- _DIRECTION_
Lines containing the string "chart" are to be collected in full.
— begin THE INPUT —
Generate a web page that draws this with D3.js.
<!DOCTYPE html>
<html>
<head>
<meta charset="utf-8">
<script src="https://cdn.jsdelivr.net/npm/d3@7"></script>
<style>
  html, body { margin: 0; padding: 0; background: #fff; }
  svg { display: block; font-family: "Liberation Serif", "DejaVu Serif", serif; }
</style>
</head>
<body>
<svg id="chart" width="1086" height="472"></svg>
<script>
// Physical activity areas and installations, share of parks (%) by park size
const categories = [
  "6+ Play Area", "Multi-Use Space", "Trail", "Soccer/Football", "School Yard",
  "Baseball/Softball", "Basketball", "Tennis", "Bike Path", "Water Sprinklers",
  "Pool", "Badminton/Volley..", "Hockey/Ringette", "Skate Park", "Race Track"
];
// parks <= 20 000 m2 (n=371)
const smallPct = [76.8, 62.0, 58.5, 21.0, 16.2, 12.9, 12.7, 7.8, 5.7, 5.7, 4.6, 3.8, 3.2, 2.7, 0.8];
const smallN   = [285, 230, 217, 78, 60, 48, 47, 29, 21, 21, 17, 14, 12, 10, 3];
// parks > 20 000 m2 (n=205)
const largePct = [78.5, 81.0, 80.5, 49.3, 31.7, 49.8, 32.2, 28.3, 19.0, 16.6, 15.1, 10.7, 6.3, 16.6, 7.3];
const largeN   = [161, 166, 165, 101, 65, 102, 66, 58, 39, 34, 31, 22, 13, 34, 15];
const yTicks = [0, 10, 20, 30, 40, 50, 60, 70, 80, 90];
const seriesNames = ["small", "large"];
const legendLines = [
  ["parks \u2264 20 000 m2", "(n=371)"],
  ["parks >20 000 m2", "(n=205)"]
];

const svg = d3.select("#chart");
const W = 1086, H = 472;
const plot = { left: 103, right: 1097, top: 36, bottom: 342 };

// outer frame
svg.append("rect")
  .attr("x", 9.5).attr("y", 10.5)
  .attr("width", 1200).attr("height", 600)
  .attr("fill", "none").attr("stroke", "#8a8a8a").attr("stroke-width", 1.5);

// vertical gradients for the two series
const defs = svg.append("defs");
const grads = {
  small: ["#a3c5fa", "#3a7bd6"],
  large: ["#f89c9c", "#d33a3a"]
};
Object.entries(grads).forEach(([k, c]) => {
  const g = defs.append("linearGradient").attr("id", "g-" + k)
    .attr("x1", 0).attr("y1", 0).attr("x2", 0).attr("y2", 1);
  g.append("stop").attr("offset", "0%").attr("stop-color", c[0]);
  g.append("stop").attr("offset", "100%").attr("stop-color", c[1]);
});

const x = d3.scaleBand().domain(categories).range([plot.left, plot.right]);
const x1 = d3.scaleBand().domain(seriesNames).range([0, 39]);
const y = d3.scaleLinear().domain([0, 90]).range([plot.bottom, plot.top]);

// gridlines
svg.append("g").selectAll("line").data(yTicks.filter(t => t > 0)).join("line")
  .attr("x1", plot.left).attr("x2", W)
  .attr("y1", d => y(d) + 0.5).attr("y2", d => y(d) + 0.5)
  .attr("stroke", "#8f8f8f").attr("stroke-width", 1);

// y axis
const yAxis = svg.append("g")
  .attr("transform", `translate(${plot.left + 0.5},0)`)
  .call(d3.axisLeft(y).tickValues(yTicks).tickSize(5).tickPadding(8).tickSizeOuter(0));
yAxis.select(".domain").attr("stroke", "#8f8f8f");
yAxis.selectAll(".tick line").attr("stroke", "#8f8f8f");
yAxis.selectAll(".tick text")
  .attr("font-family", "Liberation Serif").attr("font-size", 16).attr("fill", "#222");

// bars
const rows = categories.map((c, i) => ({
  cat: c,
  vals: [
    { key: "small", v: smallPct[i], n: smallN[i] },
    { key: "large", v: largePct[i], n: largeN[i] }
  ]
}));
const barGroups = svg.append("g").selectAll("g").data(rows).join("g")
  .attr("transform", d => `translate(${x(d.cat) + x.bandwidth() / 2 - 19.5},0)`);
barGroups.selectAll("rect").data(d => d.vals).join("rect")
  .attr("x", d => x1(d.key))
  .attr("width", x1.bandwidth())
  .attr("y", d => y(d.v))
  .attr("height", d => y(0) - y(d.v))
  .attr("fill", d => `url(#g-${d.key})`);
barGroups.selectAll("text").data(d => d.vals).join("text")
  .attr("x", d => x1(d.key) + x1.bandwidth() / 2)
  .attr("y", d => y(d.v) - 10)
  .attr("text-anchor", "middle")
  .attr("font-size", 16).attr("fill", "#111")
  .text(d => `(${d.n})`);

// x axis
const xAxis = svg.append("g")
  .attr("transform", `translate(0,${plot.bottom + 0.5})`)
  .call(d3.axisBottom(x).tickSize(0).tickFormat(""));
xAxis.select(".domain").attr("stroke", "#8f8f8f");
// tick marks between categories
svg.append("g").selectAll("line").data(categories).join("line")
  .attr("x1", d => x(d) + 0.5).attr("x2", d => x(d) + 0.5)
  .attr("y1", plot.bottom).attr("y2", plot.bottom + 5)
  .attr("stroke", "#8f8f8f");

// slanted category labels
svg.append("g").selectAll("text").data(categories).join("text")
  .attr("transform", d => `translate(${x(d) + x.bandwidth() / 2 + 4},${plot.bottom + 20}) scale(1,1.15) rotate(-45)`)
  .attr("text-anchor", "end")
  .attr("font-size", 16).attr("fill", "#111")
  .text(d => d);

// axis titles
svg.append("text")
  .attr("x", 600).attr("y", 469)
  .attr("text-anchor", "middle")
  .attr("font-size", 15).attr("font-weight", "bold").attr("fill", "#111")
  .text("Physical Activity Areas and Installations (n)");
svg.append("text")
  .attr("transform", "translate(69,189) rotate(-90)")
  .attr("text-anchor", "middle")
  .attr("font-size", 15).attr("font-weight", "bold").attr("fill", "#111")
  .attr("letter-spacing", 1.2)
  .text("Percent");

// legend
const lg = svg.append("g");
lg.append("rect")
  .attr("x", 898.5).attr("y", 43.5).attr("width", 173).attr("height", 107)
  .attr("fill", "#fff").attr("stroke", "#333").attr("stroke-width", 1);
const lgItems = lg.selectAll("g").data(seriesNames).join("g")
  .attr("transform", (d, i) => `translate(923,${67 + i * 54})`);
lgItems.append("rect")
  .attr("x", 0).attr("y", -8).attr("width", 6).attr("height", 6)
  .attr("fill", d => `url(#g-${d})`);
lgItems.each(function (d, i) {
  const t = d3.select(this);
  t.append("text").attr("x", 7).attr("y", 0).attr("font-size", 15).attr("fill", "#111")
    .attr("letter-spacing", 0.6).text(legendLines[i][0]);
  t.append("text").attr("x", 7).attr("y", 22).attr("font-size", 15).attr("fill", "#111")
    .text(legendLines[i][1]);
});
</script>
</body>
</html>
— end THE INPUT —
— begin THE INPUT —
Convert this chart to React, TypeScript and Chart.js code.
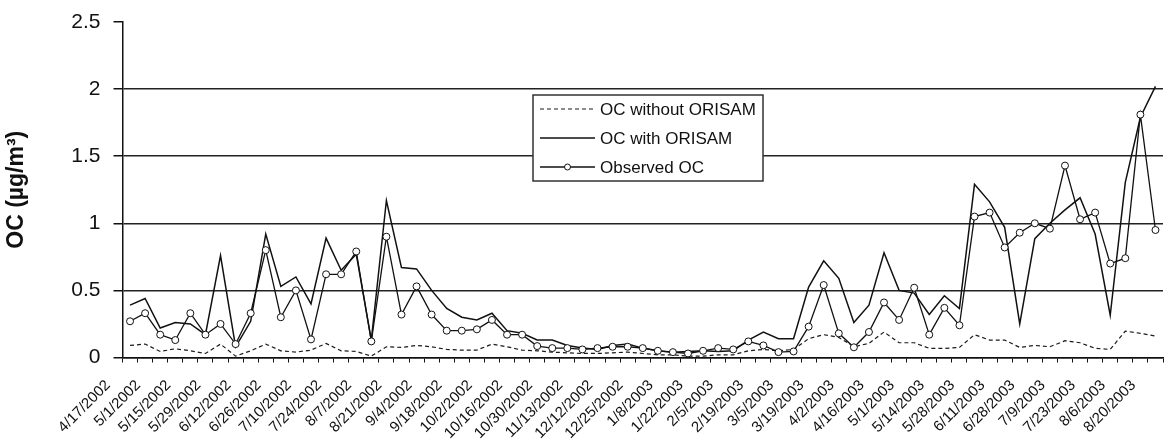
— end THE INPUT —
- _WRITTEN REPLY_
<svg id="chart" width="1086" height="472"></svg>
const svg = d3.select("#chart");
Convert this chart to React, TypeScript and Chart.js code.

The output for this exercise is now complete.